Now is our nation's need for economic liberation, yet we are made to lean on heroes pointed to us by the West. They will step aside so we fall before the mercy of Western forces that hide behind these anti-heroes. We must now turn to true heroes born of this soil, birthed to the ululation of familiar voices from the dusty plains of Mhondoro, Ngezi, Chegutu, Zvimba, Marange, Gwanda, Zvishavane, Mutoko and Hwange.

They are celebrated far from the foreign tongues that only speak of plundering and depleting our dusty plains of vast wealth and sustenance. Our real heroes must not be overshadowed by those imposed upon us by Western malicious agendas that attempt to have our people endeared to a Judas Iscariot kind of heroism that will betray our nation and its cause with a cold kiss. As I write, South Africa, the land of anti-apartheid heroes and the West's most celebrated African hero, has had 38 mining workers protesting their sorry socio-economic situation at Lonmin's Marikana Mine murdered.

Their "massacre", described as "one of the most deadly days of strike action in post-apartheid South Africa... reminding many of a painful past", was at the hands of a state and law enforcement machinery under the authority of erstwhile black anti-apartheid heroes. This "bloodbath" was in the name and interest of Londonbased Lonmin Mine whose South African operations constitute as much as 12 percent global platinum output. South Africa now asks how this could have been avoided. It would have been, and will only be avoided when South Africa's anti-apartheid heroes begin to identify with and rally to the people's cause to remedy their desperate economic condition.

Would a community or employee share ownership trust for Marikana, such as are being launched by President Robert Mugabe, not have avoided the community and workers of Marikana from turning to spear and machete as a last resort?

The community and workers of Marikana are now called perpetrators of violence by their black government and yesteryear heroes, yet it was they that were provoked by their economic deprivation in the face of plenty, Mr President Jacob Zuma, sir.

There is more massacre to come, for as long as these apartheid heroes now in power believe gun-blazing police officers are the response to addressing the plight of economically starved and agitated black people.

More Marikanas and Niger Deltas are to come should African heroes remain deaf and blind to their people's declared economic cause. I wonder what the West will say of this murderous act in heroic Mandela's South Africa. Or will they salute this deed of "heroism" which has sent a strong and clear message to the lot of a hungry black majority, that if they dare demand a share from white and Westernmonopolised African platinum and other resources, they shall be pulverised?

A prominent Johannesburg radio host, John Robbie, commented that the Marikana workers cannot "in this day and age" behave like "Zulu impis". But how can they not, Mr Robbie sir, when their socioeconomic being has not evolved with a share in South Africa's "civilising" and very much white wealth?

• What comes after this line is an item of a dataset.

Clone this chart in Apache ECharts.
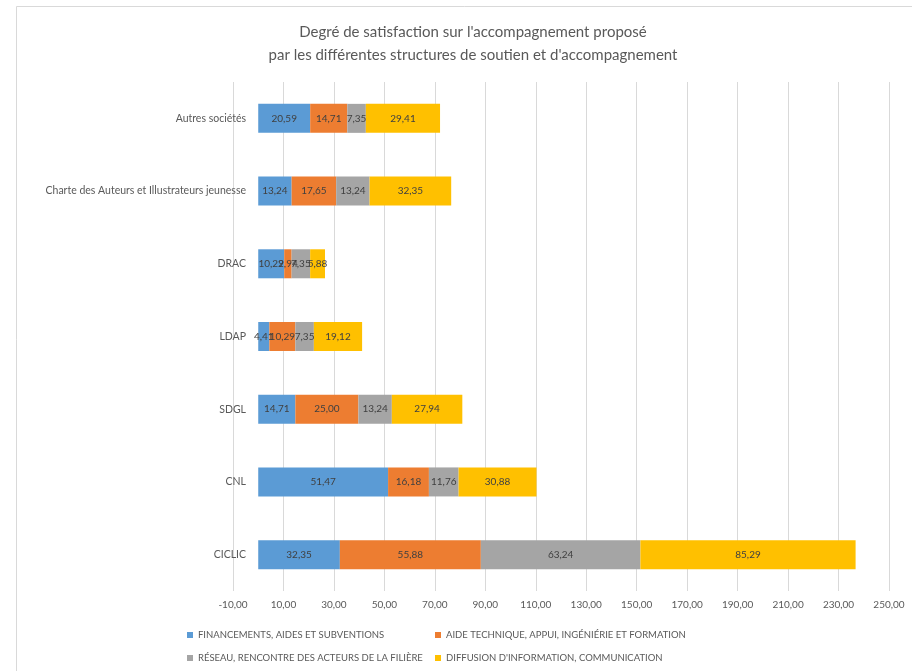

So damn them then, is it, Mr Robbie, to death with these daring "impis" then with their grubby hands demanding more from the exploitation of their natural resources? And so the massacre happened while President Zuma was in Zimbabwe to advise our economic hero, President Mugabe, on matters he believes are simply civil and political. Zuma urges speeding up of political reforms, ignorant to the more pertinent economic reforms that will avoid a civil and political catastrophe as just happened in his own backyard. God save us all, bestow upon us heroes who have eyes and actually see, ears and do hear, minds that discern and reflect a people's cause.

Rangu Nyamurundira is a lawyer and indigenisation and empowerment consultant based in Harare.